Dataset rows:
○ ○ ○ ○ ○ ○ ○

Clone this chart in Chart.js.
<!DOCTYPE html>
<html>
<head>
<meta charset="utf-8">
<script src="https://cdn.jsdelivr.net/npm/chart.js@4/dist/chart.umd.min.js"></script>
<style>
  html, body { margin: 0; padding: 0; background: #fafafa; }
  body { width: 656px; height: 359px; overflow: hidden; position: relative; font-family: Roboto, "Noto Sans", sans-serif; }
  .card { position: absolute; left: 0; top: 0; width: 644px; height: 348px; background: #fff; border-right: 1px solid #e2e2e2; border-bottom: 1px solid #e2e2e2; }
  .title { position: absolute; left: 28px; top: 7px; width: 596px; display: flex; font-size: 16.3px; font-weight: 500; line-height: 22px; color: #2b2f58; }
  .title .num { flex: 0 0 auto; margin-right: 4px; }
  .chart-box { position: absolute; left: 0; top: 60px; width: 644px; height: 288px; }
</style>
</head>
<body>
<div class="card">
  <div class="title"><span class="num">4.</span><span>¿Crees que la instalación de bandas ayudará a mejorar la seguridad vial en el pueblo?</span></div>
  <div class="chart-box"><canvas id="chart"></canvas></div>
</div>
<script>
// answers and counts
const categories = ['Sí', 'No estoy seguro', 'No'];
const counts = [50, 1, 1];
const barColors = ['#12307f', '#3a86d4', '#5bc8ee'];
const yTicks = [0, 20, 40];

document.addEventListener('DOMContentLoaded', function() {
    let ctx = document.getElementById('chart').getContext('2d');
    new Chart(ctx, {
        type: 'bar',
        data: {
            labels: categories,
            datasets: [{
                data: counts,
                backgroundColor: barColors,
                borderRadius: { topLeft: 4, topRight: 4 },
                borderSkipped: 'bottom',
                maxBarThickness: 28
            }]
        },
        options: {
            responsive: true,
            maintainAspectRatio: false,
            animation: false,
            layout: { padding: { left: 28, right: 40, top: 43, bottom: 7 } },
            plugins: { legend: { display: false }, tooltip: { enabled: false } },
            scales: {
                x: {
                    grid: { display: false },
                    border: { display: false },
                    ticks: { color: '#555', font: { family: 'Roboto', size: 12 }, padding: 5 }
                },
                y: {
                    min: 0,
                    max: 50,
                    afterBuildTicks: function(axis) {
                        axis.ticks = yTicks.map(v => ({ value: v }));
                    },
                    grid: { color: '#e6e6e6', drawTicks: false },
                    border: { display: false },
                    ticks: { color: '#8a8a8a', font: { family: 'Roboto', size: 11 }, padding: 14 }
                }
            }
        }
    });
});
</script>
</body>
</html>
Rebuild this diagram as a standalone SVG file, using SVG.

○ ○ ○ ○ ○ ○ ○

Retype the whole listing above exactly.

Clone this chart in Chart.js.
<!DOCTYPE html>
<html>
<head>
<meta charset="utf-8">
<script src="https://cdn.jsdelivr.net/npm/chart.js@4/dist/chart.umd.min.js"></script>
<style>
  html, body { margin: 0; padding: 0; background: #fafafa; }
  body { width: 656px; height: 359px; overflow: hidden; position: relative; font-family: Roboto, "Noto Sans", sans-serif; }
  .card { position: absolute; left: 0; top: 0; width: 644px; height: 348px; background: #fff; border-right: 1px solid #e2e2e2; border-bottom: 1px solid #e2e2e2; }
  .title { position: absolute; left: 28px; top: 7px; width: 596px; display: flex; font-size: 16.3px; font-weight: 500; line-height: 22px; color: #2b2f58; }
  .title .num { flex: 0 0 auto; margin-right: 4px; }
  .chart-box { position: absolute; left: 0; top: 60px; width: 644px; height: 288px; }
</style>
</head>
<body>
<div class="card">
  <div class="title"><span class="num">4.</span><span>¿Crees que la instalación de bandas ayudará a mejorar la seguridad vial en el pueblo?</span></div>
  <div class="chart-box"><canvas id="chart"></canvas></div>
</div>
<script>
// answers and counts
const categories = ['Sí', 'No estoy seguro', 'No'];
const counts = [50, 1, 1];
const barColors = ['#12307f', '#3a86d4', '#5bc8ee'];
const yTicks = [0, 20, 40];

document.addEventListener('DOMContentLoaded', function() {
    let ctx = document.getElementById('chart').getContext('2d');
    new Chart(ctx, {
        type: 'bar',
        data: {
            labels: categories,
            datasets: [{
                data: counts,
                backgroundColor: barColors,
                borderRadius: { topLeft: 4, topRight: 4 },
                borderSkipped: 'bottom',
                maxBarThickness: 28
            }]
        },
        options: {
            responsive: true,
            maintainAspectRatio: false,
            animation: false,
            layout: { padding: { left: 28, right: 40, top: 43, bottom: 7 } },
            plugins: { legend: { display: false }, tooltip: { enabled: false } },
            scales: {
                x: {
                    grid: { display: false },
                    border: { display: false },
                    ticks: { color: '#555', font: { family: 'Roboto', size: 12 }, padding: 5 }
                },
                y: {
                    min: 0,
                    max: 50,
                    afterBuildTicks: function(axis) {
                        axis.ticks = yTicks.map(v => ({ value: v }));
                    },
                    grid: { color: '#e6e6e6', drawTicks: false },
                    border: { display: false },
                    ticks: { color: '#8a8a8a', font: { family: 'Roboto', size: 11 }, padding: 14 }
                }
            }
        }
    });
});
</script>
</body>
</html>
Rebuild this diagram as a standalone SVG file, using SVG.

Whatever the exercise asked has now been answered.